The Obama administration is inviting the redefinition of "required use" offers. If discussions lead to an expanded definition of real estate settlement law, they could level the playing field, giving more real estate players a chance at the action. "Required use" is the term applied to the lucrative practice popular with home builders in which home buyers are offered special discounts, paid closing costs, construction upgrades and other incentives if they use mortgage and real estate services affiliated with the builder. Real estate critics have long claimed that affiliated services give privileged providers an effective monopoly that limits competition in the industry. Affiliated service providers have also been charged with jacking up prices, eliciting numerous consumer complaints.

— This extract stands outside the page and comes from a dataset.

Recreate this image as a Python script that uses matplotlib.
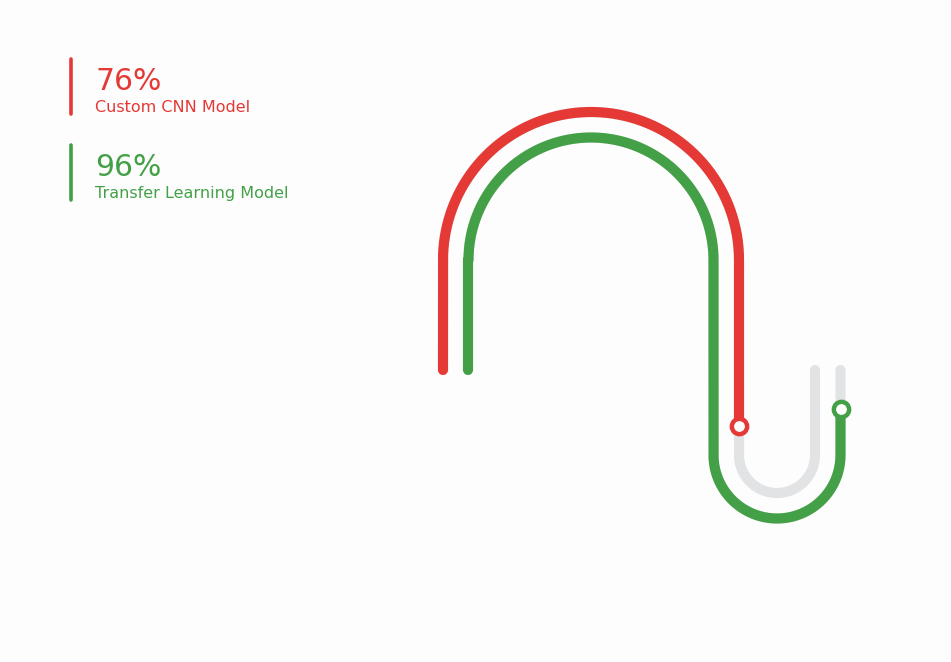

While the Real Estate Settlement Procedures Act prevents "required use" clauses from legally forcing home buyers to purchase mortgages, title insurance or other real estate services from a builder's affiliated service provider, some builders have found an equally lucrative run-around. The Department of Housing and Urban Development (HUD) has logged an increasing number of consumer complaints about builders who tie construction and upgrade discounts and rebates to the use of affiliated services. Consumers feel trapped in a Catch-22 scenario. Attracted by builder discounts, they agree to purchase a home only to find at closing that they must also purchase high-priced affiliated services or lose their discounts.
HUD tried once before to address such abuse by extending "required use" prohibitions to include economic duress. HUD's attempt to prevent economic penalties tied to required use of affiliated service providers raised the ire of the National Association of Home Builders which filed suit to block the move. Faced with a protracted and expensive legal battle, HUD withdrew the changes.
The issue didn't die, however, and the Obama administration is opening it up for another airing. This month, HUD invited consumers, mortgage lenders, real estate agents, builders and other interested parties to share their experiences and suggestions about the "required use" issue. Support for changes in current regulations and practices is expected to come from the National Association of Mortgage Brokers and National Association of Realtors, both of whom favor a more open market and an end to exclusive builder practices.